Há alguns meses eu me matriculei num curso de paraquedismo. Primeiro fui ao aeroclube e fiz um salto duplo. Incrível. Um instrutor oferece algumas orientações, você coloca todo o equipamento e segue para o avião que vai subir até 12 mil pés.
Na aeronave, todos estão bem próximos, encaixados uns nos outros, e o mundo pode ser bem melhor quando nos sentimos confortáveis com o toque e a proximidade física. Não importa se são homens ou mulheres, somos um grupo e queremos que todos façam ótimos saltos em segurança.
Ao caminhar em direção à porta do avião, ao enxergar os outros paraquedistas se lançando no céu, é quase inconcebível a ideia de se lançar no nada. Uma das filosofias do paraquedismo é “independente do que está sentindo, faça o que tem que ser feito”. E assim eu fiz.
Ao fazer o combinado e entregar seu corpo ao vento você se encaixa ao espaço numa queda livre a 200 km/h que só faz pensar o quanto voar é mesmo incrível e que a vida pode ser mesmo maravilhosa ali de cima.
Quando o paraquedas abre, o mundo é um só silêncio e você pode ver seus pés balançando sobre a cidade em miniatura. Você é tão grande e o mundo e todos os seus problemas são tão pequenos. “Sou livre, enfim” é o pensamento que vem.

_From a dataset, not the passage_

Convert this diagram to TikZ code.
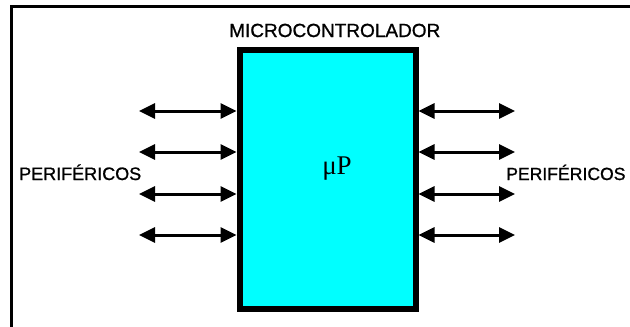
\documentclass[tikz,border=0pt]{standalone}
\usepackage{fontspec}
\setmainfont{Liberation Sans}
\newfontfamily\capfont[FakeBold=1]{Liberation Sans}
\newfontfamily\upfont{Liberation Serif}
\usetikzlibrary{arrows.meta}
\definecolor{chipcyan}{RGB}{0,255,255}
\tikzset{
  mcubox/.style={draw=black, line width=6pt, fill=chipcyan, minimum width=176pt, minimum height=259pt, inner sep=0pt},
  bus/.style={line width=3pt, {Triangle[length=16pt, width=15pt]}-{Triangle[length=16pt, width=15pt]}},
  caption/.style={inner sep=0pt, anchor=base west, font=\capfont\fontsize{19}{22}\selectfont}
}
\begin{document}
\begin{tikzpicture}[x=1pt, y=-1pt]
\useasboundingbox (0,0) rectangle (630,327);
\fill[white] (0,0) rectangle (630,327);
% outer frame (only top and left edges show)
\draw[line width=3pt] (11.5,340) -- (11.5,6.5) -- (640,6.5);
% the chip
\node[mcubox] (mcu) at (327.5,179) {};
\node[inner sep=0pt, anchor=base, font=\upfont\fontsize{27}{29}\selectfont] (up) at (337,174) {μP};
\node[caption] (title) at (229,37) {MICROCONTROLADOR};
% peripheral buses, left and right
\foreach \y [count=\i] in {111,152,194,235} {
  \coordinate (l\i) at (139,\y);
  \coordinate (r\i) at (515,\y);
  \draw[bus] (l\i) -- (l\i -| mcu.west);
  \draw[bus] (r\i -| mcu.east) -- (r\i);
}
\node[caption, font=\capfont\fontsize{18}{20}\selectfont] (perl) at (19,180) {PERIFÉRICOS};
\node[caption, font=\capfont\fontsize{17.6}{20}\selectfont] (perr) at (506,180) {PERIFÉRICOS};
\end{tikzpicture}
\end{document}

A saída pela porta do avião é tão simbólica que desde aquele dia eu repito para mim mesma quando estou enfrentando situações muito desconfortáveis:
“Se eu saio pela porta daquele avião, eu consigo fazer isso”.
Esse pensamento virou uma espécie de mantra no meu dia a dia. Reuni toda a minha vontade e me matriculei no curso de paraquedismo para poder saltar sozinha, sem instrutor, comandar meu próprio paraquedas e navegar a sós pelos céus do mundo.
Sair pela porta do avião é ainda um desafio imenso para mim. Tenho que reunir minhas forças, fazer muitas respirações, usar todas ferramentas psicológicas a meu favor para fazer o enfrentamento. E assim que saio pela porta daquele avião, sou uma Paula voando pelos céus de Manaus uma vez mais e pousando feliz no aeroclube.
Ao deitar na cama, antes de dormir, é quase impossível conter o suspiro de satisfação provocado pelo prazer de repousar o corpo no colchão. Ao deitar no sofá em frente à TV é quase incontrolável o pensamento “quero que o mundo acabe aqui”. Ao relaxar sob a água morna do banho é incrível sentir todo o corpo agradecendo.
Quando tentamos conter nossa vida na zona de conforto, ela própria, dinâmica que é, nos impõe mudanças, movimento, “desconfortos”. Hoje o chuveiro estraga e você tem que chamar o encanador. Amanhã a TV para de funcionar e você precisa consertá-la. Outro dia é a cama que perde uma de suas molas e precisa ser reparada.
Por mais restrita que seja a nossa área de ação, certas mudanças vão acontecer, imprevistos vão surgir e você estará exposto. Por isso, eu me lanço no mundo me colocando em condições que exigem bastante de mim, nem que seja enfrentar duramente um banho gelado ou enfrentar as portas do avião que me faz prender o ar e pensar “vou morrer agora”.
Se hoje você só fica confortável no sofá, na cama ou no banho, sua área de ação é muito restrita. É melhor se levantar e fazer alguma coisa, ir à padaria. Hoje será desconfortável, amanhã um pouco menos, até que um dia caminhar até a padaria será mais uma de suas zonas de conforto.
Eu espero pelo dia em que saltar pela porta do avião se tornará confortável para mim. E então escolherei uma outra “porta de avião”.
Quando nos colocamos em movimento, naturalmente, as situações problemas vão se diversificar e podemos treinar mais vezes o enfrentamento das dificuldades.
Quando nos lançamos ao mundo é como se nos qualificássemos um pouquinho mais para a arte da vida leve, equilibrada, simples.
A verdade é que quanto mais nos colocamos em situações desconfortáveis, mais opções de situações confortáveis nós temos.